Practical recipes to fix common Git problems, keep repositories healthy, and build a reliable backup & recovery strategy.

Introduction

Git is powerful, but with power comes complexity. This post collects clear, repeatable steps for: resolving detached HEAD states, handling merge conflicts, recovering broken commits, cleaning and optimizing repositories, and backing up & recovering Git data. Keep these commands handy — they’ll save time and panic.

Resolving Common Git Issues

1. Fixing a detached HEAD state

A detached HEAD happens when HEAD points directly to a commit instead of a branch (for example after checking out a commit hash). You can either attach those changes to a branch or create a new branch from the detached state.

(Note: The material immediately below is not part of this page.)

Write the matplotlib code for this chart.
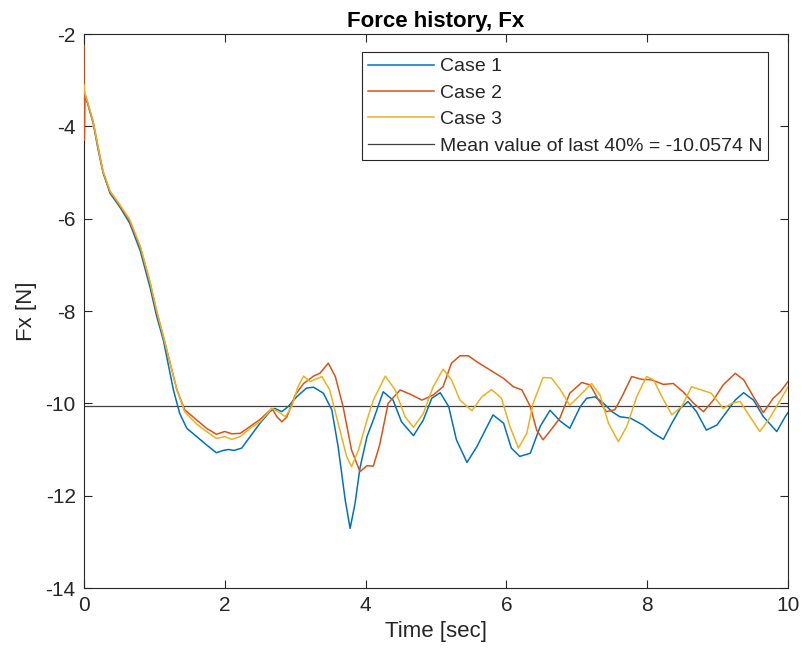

  1. Create a branch from the detached HEAD:
    git checkout -b my-work
  2. Move an existing branch to point to the detached commit:
    git branch -f target-branch HEAD
    git checkout target-branch
  3. Recover uncommitted work:
    git fsck --lost-found
    git reflog

2. Resolving merge conflicts

Merge conflicts occur when changes in two branches affect the same lines. Git will pause the merge so you can manually resolve differences.

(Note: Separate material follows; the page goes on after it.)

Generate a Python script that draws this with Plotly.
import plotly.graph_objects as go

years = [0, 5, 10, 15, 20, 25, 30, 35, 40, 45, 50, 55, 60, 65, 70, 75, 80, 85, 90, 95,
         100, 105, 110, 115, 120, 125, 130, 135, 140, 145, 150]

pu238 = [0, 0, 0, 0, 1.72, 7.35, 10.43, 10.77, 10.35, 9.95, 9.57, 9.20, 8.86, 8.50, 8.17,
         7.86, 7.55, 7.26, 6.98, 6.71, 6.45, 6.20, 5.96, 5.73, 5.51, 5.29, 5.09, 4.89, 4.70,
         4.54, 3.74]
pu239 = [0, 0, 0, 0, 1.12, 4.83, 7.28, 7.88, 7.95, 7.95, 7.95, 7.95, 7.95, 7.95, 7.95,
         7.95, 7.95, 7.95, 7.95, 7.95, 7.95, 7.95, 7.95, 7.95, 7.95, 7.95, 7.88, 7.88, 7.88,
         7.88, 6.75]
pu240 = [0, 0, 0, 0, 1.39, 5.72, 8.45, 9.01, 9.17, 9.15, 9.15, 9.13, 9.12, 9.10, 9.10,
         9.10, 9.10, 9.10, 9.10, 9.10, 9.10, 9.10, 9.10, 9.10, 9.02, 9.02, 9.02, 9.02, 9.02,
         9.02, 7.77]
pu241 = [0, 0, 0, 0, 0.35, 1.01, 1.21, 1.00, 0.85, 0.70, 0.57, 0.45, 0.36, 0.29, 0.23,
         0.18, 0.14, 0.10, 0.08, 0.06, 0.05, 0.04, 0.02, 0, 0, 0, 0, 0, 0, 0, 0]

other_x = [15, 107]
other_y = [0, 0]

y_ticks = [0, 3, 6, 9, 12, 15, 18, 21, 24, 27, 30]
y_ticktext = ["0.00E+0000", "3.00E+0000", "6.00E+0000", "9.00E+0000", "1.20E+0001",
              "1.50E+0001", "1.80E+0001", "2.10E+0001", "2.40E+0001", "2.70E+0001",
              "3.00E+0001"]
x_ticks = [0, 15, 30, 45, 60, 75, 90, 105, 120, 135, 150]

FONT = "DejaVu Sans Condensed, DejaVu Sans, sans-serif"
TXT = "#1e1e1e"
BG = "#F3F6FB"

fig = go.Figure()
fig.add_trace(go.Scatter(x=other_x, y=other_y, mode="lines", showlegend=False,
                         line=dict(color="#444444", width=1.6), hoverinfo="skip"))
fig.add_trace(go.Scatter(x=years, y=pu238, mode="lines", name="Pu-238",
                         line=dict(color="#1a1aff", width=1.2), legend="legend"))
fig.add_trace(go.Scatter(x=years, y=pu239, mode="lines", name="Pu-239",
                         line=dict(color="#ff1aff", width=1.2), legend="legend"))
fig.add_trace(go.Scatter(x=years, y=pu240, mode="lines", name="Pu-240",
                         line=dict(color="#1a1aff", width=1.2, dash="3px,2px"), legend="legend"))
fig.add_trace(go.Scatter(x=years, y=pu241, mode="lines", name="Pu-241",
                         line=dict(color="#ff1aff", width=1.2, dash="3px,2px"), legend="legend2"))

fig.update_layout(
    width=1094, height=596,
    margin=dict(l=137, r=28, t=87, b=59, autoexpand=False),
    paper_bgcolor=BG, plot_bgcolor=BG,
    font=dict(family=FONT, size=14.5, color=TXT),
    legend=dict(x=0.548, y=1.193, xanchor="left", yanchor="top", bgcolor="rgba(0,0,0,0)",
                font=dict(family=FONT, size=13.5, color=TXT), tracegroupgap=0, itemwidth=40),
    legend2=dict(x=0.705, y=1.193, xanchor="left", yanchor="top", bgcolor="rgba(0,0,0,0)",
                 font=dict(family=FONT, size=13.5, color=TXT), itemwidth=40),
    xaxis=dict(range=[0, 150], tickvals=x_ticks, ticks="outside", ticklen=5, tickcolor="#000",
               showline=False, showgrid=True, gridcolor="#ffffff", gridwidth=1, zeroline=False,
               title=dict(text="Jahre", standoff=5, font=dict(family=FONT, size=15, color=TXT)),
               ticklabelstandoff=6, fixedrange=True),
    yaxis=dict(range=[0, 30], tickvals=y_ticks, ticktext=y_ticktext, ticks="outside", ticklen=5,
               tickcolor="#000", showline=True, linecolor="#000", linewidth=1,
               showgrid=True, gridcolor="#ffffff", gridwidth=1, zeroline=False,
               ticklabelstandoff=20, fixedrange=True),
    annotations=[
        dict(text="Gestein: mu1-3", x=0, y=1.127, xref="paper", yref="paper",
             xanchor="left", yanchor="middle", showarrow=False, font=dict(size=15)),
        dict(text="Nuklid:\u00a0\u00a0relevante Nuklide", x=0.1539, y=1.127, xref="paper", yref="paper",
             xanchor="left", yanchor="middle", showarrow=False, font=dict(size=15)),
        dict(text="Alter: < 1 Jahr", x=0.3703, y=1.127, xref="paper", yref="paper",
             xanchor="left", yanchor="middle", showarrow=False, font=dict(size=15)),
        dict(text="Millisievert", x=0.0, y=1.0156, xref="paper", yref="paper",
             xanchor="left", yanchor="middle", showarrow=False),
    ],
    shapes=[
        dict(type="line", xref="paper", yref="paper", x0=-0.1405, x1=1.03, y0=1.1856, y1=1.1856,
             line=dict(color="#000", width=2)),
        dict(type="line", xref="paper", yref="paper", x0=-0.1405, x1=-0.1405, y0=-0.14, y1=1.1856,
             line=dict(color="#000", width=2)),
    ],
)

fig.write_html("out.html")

git status               # See conflicting files
# Open each file, look for <<<<<<< and >>>>>>> markers
git add <file>            # Mark resolved files
git commit                # Finalize the merge

3. Fixing broken commits

Broken commits might have wrong messages or missing changes. Use amend for the latest commit, or rebase for older commits.

  • Amend last commit:
    git commit --amend
  • Rebase interactively:
    git rebase -i HEAD~3

Maintaining Repository Health

1. Cleaning up branches

git branch --merged       # See merged branches
git branch -d branch-name # Delete local branch
git push origin --delete branch-name

2. Optimizing repository size

git gc --aggressive --prune=now

Also consider removing large unused files and use git filter-repo or BFG Repo-Cleaner to rewrite history.

3. Refactoring history

For cleaner history, squash related commits during rebase:

git rebase -i HEAD~5

Backup and Disaster Recovery

1. Cloning as a backup

git clone --mirror <repo-url> /backup/location

2. Using remote hosting

Hosting platforms like GitHub, GitLab, and Bitbucket provide redundancy. Push your local changes regularly to keep backups current.

3. Recovering from failures

  • Use reflog to find lost commits:
    git reflog
  • Restore from bare or mirror backup:
    git clone /backup/location

By keeping your repository organized, resolving issues quickly, and maintaining a solid backup plan, you ensure that Git remains a dependable tool rather than a source of stress.